At night we ventured out again trying to dodge the showers. This time to the tiny village of Bladon . Our destination the small church of St Martins which is the home to the Churchill graves. The church was built in 1802 but looked older. There were some interesting weather worn grave stones in the churchyard and we felt saddened that the names and dates had over time worn off them. We found the grave of Winston Churchill tucked behind the church amongst other relatives from the Churchill clan. His death took place in 1965 and himself can remember watching the funeral on TV whilst I remembered being taken by my school to the local flea pit of a cinema to watch it on the big screen. His tomb was relatively simple for such a well known and important man – a man who fought in the war and was the Prime Minister during the Second World War. He lies next to his parents, his brother and his children. A few pots of geraniums livened the scene with the rest of graves sporting neatly cut box hedging. We felt a lowly memorial to a man so steeped in wartime history, a prolific writer, a competent painter and self taught bricklayer.

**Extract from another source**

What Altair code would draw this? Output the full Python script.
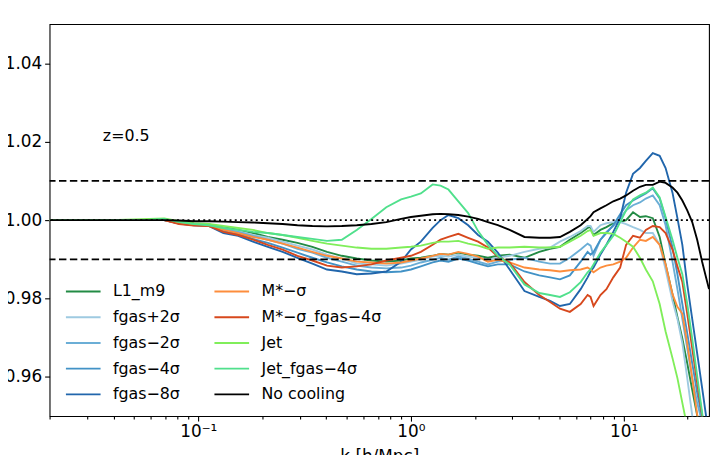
import altair as alt
import pandas as pd

# wavenumber grid (h/Mpc)
K = [0.02, 0.0384, 0.0589, 0.0692, 0.0812, 0.0953, 0.1119, 0.1313, 0.1541, 0.1809,
     0.2124, 0.2493, 0.2926, 0.344, 0.403, 0.473, 0.556, 0.652, 0.766, 0.899,
     1.0, 1.113, 1.265, 1.378, 1.501, 1.670, 1.858, 2.068, 2.301, 2.561,
     2.911, 3.418, 4.011, 4.510, 5.020, 5.586, 6.28, 6.77, 6.99, 7.22,
     7.78, 8.30, 8.94, 9.63, 10.27, 11.07, 11.93, 12.72, 13.71, 14.77,
     15.75, 16.97, 17.90, 18.88, 19.91, 21.01, 22.17, 23.39, 25.2]

L1_M9 = [1.0000, 1.0000, 1.0000, 1.0000, 0.9994, 0.9990, 0.9989, 0.9982, 0.9975, 0.9967,
         0.9957, 0.9950, 0.9942, 0.9932, 0.9919, 0.9909, 0.9902, 0.9897, 0.9894, 0.9897,
         0.9902, 0.9904, 0.9909, 0.9914, 0.9912, 0.9917, 0.9912, 0.9909, 0.9904, 0.9909,
         0.9912, 0.9904, 0.9919, 0.9927, 0.9932, 0.9950, 0.9967, 0.9980, 0.9982, 0.9962,
         0.9975, 0.9982, 0.9992, 0.9995, 1.0000, 1.0020, 1.0008, 1.0010, 1.0005, 0.9957,
         0.9887, 0.9811, 0.9753, 0.9698, 0.9635, 0.9567, 0.9502, 0.9434, 0.9333]

FGAS_P2 = [1.0000, 1.0000, 1.0000, 1.0000, 0.9994, 0.9990, 0.9987, 0.9980, 0.9972, 0.9962,
           0.9955, 0.9945, 0.9935, 0.9925, 0.9912, 0.9902, 0.9889, 0.9887, 0.9884, 0.9889,
           0.9894, 0.9899, 0.9907, 0.9909, 0.9907, 0.9912, 0.9907, 0.9904, 0.9899, 0.9904,
           0.9909, 0.9919, 0.9927, 0.9930, 0.9945, 0.9957, 0.9972, 0.9985, 0.9985, 0.9970,
           0.9987, 0.9992, 0.9995, 0.9995, 0.9990, 0.9982, 0.9975, 0.9967, 0.9967, 0.9937,
           0.9874, 0.9794, 0.9748, 0.9686, 0.9597, 0.9502, 0.9421, 0.9346, 0.9245]

FGAS_M2 = [1.0000, 1.0000, 1.0000, 1.0000, 0.9992, 0.9990, 0.9987, 0.9977, 0.9970, 0.9960,
           0.9950, 0.9940, 0.9927, 0.9917, 0.9904, 0.9894, 0.9884, 0.9879, 0.9877, 0.9879,
           0.9884, 0.9892, 0.9899, 0.9904, 0.9899, 0.9907, 0.9902, 0.9894, 0.9887, 0.9894,
           0.9899, 0.9904, 0.9894, 0.9889, 0.9889, 0.9904, 0.9925, 0.9940, 0.9935, 0.9909,
           0.9950, 0.9970, 0.9985, 1.0005, 1.0025, 1.0038, 1.0045, 1.0055, 1.0063, 1.0038,
           0.9987, 0.9894, 0.9824, 0.9748, 0.9673, 0.9597, 0.9534, 0.9484, 0.9383]

FGAS_M4 = [1.0000, 1.0000, 1.0000, 1.0000, 0.9992, 0.9989, 0.9986, 0.9972, 0.9965, 0.9952,
           0.9942, 0.9930, 0.9917, 0.9904, 0.9892, 0.9882, 0.9874, 0.9869, 0.9867, 0.9869,
           0.9874, 0.9882, 0.9892, 0.9897, 0.9894, 0.9902, 0.9897, 0.9889, 0.9882, 0.9887,
           0.9887, 0.9869, 0.9859, 0.9854, 0.9849, 0.9859, 0.9894, 0.9919, 0.9912, 0.9919,
           0.9950, 0.9967, 0.9987, 1.0015, 1.0038, 1.0050, 1.0060, 1.0068, 1.0081, 1.0055,
           1.0005, 0.9930, 0.9862, 0.9786, 0.9711, 0.9635, 0.9560, 0.9497, 0.9384]

FGAS_M8 = [1.0000, 1.0000, 1.0000, 1.0000, 0.9991, 0.9987, 0.9985, 0.9967, 0.9960, 0.9945,
           0.9932, 0.9919, 0.9904, 0.9889, 0.9874, 0.9869, 0.9862, 0.9864, 0.9869, 0.9894,
           0.9925, 0.9945, 0.9980, 1.0000, 1.0013, 1.0005, 0.9987, 0.9962, 0.9945, 0.9917,
           0.9874, 0.9819, 0.9804, 0.9794, 0.9781, 0.9786, 0.9824, 0.9854, 0.9869, 0.9879,
           0.9912, 0.9937, 0.9970, 1.0005, 1.0070, 1.0118, 1.0133, 1.0151, 1.0171, 1.0164,
           1.0133, 1.0070, 1.0005, 0.9937, 0.9836, 0.9748, 0.9660, 0.9572, 0.9447]

MSTAR_M1 = [1.0000, 1.0000, 1.0000, 1.0000, 0.9992, 0.9989, 0.9985, 0.9975, 0.9967, 0.9957,
            0.9950, 0.9940, 0.9930, 0.9919, 0.9909, 0.9902, 0.9894, 0.9892, 0.9889, 0.9892,
            0.9897, 0.9902, 0.9909, 0.9914, 0.9912, 0.9919, 0.9914, 0.9907, 0.9894, 0.9899,
            0.9892, 0.9879, 0.9874, 0.9872, 0.9869, 0.9872, 0.9874, 0.9879, 0.9874, 0.9867,
            0.9879, 0.9884, 0.9887, 0.9894, 0.9904, 0.9930, 0.9950, 0.9947, 0.9957, 0.9937,
            0.9887, 0.9811, 0.9779, 0.9761, 0.9686, 0.9597, 0.9504, 0.9421, 0.9321]

MSTAR_FGAS = [1.0000, 1.0000, 1.0000, 1.0000, 0.9990, 0.9986, 0.9985, 0.9970, 0.9962, 0.9950,
              0.9937, 0.9925, 0.9909, 0.9897, 0.9884, 0.9879, 0.9882, 0.9887, 0.9897, 0.9904,
              0.9909, 0.9919, 0.9937, 0.9950, 0.9957, 0.9965, 0.9955, 0.9945, 0.9930, 0.9907,
              0.9892, 0.9842, 0.9809, 0.9791, 0.9774, 0.9766, 0.9786, 0.9809, 0.9804, 0.9781,
              0.9809, 0.9824, 0.9854, 0.9879, 0.9937, 0.9960, 0.9955, 0.9975, 0.9985, 0.9982,
              0.9967, 0.9925, 0.9882, 0.9842, 0.9761, 0.9673, 0.9585, 0.9502, 0.9396]

JET = [1.0000, 1.0000, 1.0003, 1.0004, 0.9997, 0.9992, 0.9990, 0.9985, 0.9980, 0.9975,
       0.9967, 0.9962, 0.9955, 0.9947, 0.9940, 0.9935, 0.9930, 0.9927, 0.9927, 0.9930,
       0.9932, 0.9935, 0.9942, 0.9945, 0.9945, 0.9947, 0.9940, 0.9935, 0.9927, 0.9930,
       0.9930, 0.9932, 0.9930, 0.9930, 0.9932, 0.9945, 0.9960, 0.9972, 0.9975, 0.9960,
       0.9967, 0.9967, 0.9965, 0.9955, 0.9945, 0.9932, 0.9904, 0.9874, 0.9844, 0.9786,
       0.9716, 0.9648, 0.9597, 0.9534, 0.9472, 0.9396, 0.9321, 0.9245, 0.9145]

JET_FGAS = [1.0000, 1.0000, 1.0001, 1.0003, 0.9995, 0.9990, 0.9987, 0.9980, 0.9975, 0.9970,
            0.9967, 0.9962, 0.9957, 0.9952, 0.9947, 0.9950, 0.9975, 1.0003, 1.0033, 1.0053,
            1.0060, 1.0068, 1.0091, 1.0088, 1.0078, 1.0048, 1.0018, 0.9972, 0.9937, 0.9909,
            0.9887, 0.9836, 0.9814, 0.9809, 0.9804, 0.9816, 0.9842, 0.9867, 0.9874, 0.9887,
            0.9917, 0.9937, 0.9960, 0.9995, 1.0025, 1.0053, 1.0063, 1.0070, 1.0083, 1.0058,
            1.0008, 0.9950, 0.9904, 0.9862, 0.9786, 0.9698, 0.9602, 0.9509, 0.9371]

NO_COOLING = [1.0000, 1.0000, 1.0000, 1.0000, 0.9999, 0.9997, 0.9997, 0.9996, 0.9995, 0.9994,
              0.9992, 0.9990, 0.9987, 0.9985, 0.9984, 0.9985, 0.9987, 0.9990, 0.9995, 1.0003,
              1.0008, 1.0011, 1.0015, 1.0016, 1.0015, 1.0013, 1.0009, 1.0003, 0.9995, 0.9987,
              0.9975, 0.9957, 0.9955, 0.9955, 0.9957, 0.9970, 0.9987, 1.0003, 1.0010, 1.0020,
              1.0030, 1.0038, 1.0048, 1.0055, 1.0063, 1.0075, 1.0085, 1.0090, 1.0090, 1.0098,
              1.0095, 1.0083, 1.0070, 1.0050, 1.0025, 0.9995, 0.9950, 0.9894, 0.9824]

MODELS = ["L1_m9", "fgas+2σ", "fgas−2σ", "fgas−4σ", "fgas−8σ",
          "M*−σ", "M*−σ_fgas−4σ", "Jet", "Jet_fgas−4σ", "No cooling"]
SERIES = [L1_M9, FGAS_P2, FGAS_M2, FGAS_M4, FGAS_M8,
          MSTAR_M1, MSTAR_FGAS, JET, JET_FGAS, NO_COOLING]
COLORS = ["#238b45", "#9ecae1", "#6baed6", "#4292c6", "#2166ac",
          "#fd8d3c", "#d7481d", "#80ee5a", "#50e08c", "#000000"]

HLINES_DASHED = [1.01, 0.99]
HLINE_DOTTED = [1.0]
MAJOR_TICKS = [0.1, 1.0, 10.0]
MINOR_TICKS = [0.02, 0.03, 0.04, 0.05, 0.06, 0.07, 0.08, 0.09,
               0.2, 0.3, 0.4, 0.5, 0.6, 0.7, 0.8, 0.9,
               2, 3, 4, 5, 6, 7, 8, 9, 20]
Y_TICKS = [0.96, 0.98, 1.00, 1.02, 1.04]
ANNOT = {"k": [0.0356], "ratio": [1.0214], "text": ["z=0.5"]}

rows = []
for name, vals in zip(MODELS, SERIES):
    for k, r in zip(K, vals):
        rows.append({"k": k, "ratio": r, "model": name})
df = pd.DataFrame(rows)

xscale = alt.Scale(type="log", domain=[0.02, 25.2], nice=False)
yscale = alt.Scale(domain=[0.95, 1.05], nice=False, zero=False)

x_major_axis = alt.Axis(values=MAJOR_TICKS, orient="bottom", tickSize=5, labelPadding=3,
                        labelExpr="datum.value < 0.5 ? '10⁻¹' : (datum.value < 5 ? '10⁰' : '10¹')",
                        title="k [h/Mpc]", titlePadding=9)
y_axis = alt.Axis(values=Y_TICKS, format=".2f", tickSize=5, labelPadding=3)

X = alt.X("k:Q", scale=xscale, axis=x_major_axis)
Y = alt.Y("ratio:Q", scale=yscale, axis=y_axis, title=None)

legend = alt.Legend(orient="none", legendX=26, legendY=262, columns=2, title=None,
                    symbolType="M-2.5,0H2.5", symbolSize=196, symbolStrokeWidth=2,
                    labelFontSize=16, labelFont="DejaVu Sans", labelColor="black",
                    labelOffset=22, columnPadding=30, rowPadding=10, padding=0)
COLOR = alt.Color("model:N", scale=alt.Scale(domain=MODELS, range=COLORS),
                  legend=legend)

line_layers = []
for name in MODELS:
    line_layers.append(
        alt.Chart(df).transform_filter(alt.datum.model == name)
        .mark_line(clip=True, strokeWidth=1.9)
        .encode(x=X, y=Y, color=COLOR)
    )

dashed = alt.Chart(pd.DataFrame({"ratio": HLINES_DASHED})).mark_rule(
    color="black", strokeDash=[7.5, 3.5], strokeWidth=1.7).encode(y=Y)
dotted = alt.Chart(pd.DataFrame({"ratio": HLINE_DOTTED})).mark_rule(
    color="black", strokeDash=[2, 3.3], strokeWidth=1.7).encode(y=Y)

annot = alt.Chart(pd.DataFrame(ANNOT)).mark_text(
    align="left", baseline="middle", fontSize=16, font="DejaVu Sans", color="black"
).encode(x=X, y=Y, text="text:N")

inner = alt.layer(*line_layers, dashed, dotted, annot)

minor = alt.Chart(pd.DataFrame({"k": MINOR_TICKS})).mark_point(opacity=0).encode(
    x=alt.X("k:Q", scale=xscale,
            axis=alt.Axis(values=MINOR_TICKS, orient="bottom", labels=False, tickSize=3,
                          title=None, grid=False, domain=False))
)

chart = (
    alt.layer(minor, inner)
    .resolve_axis(x="independent")
    .properties(width=666, height=396,
                autosize=alt.AutoSizeParams(type="none"),
                padding={"left": 42, "top": 14, "right": 1, "bottom": 37})
    .configure_view(stroke="black", strokeWidth=1.1)
    .configure_axis(labelFont="DejaVu Sans", labelFontSize=17, labelColor="black",
                    tickColor="black", tickWidth=1.1, domain=False, grid=False,
                    titleFont="DejaVu Sans", titleFontSize=17, titleFontWeight="normal",
                    titleColor="black")
)

chart.save("out.html", embed_options={"renderer": "svg", "actions": False})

Our visit ended with a ride up the road to Daventry where we had our Kathrein attended to. She had not worked for a while and I was getting worried that the company who fitted it had sent us to another company to fix it. After much deliberation the fault was finally pinpointed. Rain had got in under a seal and the wiring had sat in water and shorted the electrics and the fuses. We were presented with a bill for something under guarantee and much discussion went on about why the company who had fitted it had booked us into this other company to get it fixed. Luckily they saw our point of view and agreed to invoice Solar Solutions for the work they had undertaken for us. At least she was working, resealed properly and the wiring protected we were ready to buy an inverter and head for home.
Only thing left now to sort out is the door alarm which is not working – another trip to Warrington to sort it out. Filled the tank up with petrol and topped up the LPG. We have used one tank during the 34 days of travel so it seems as if it has been a very sensible buy.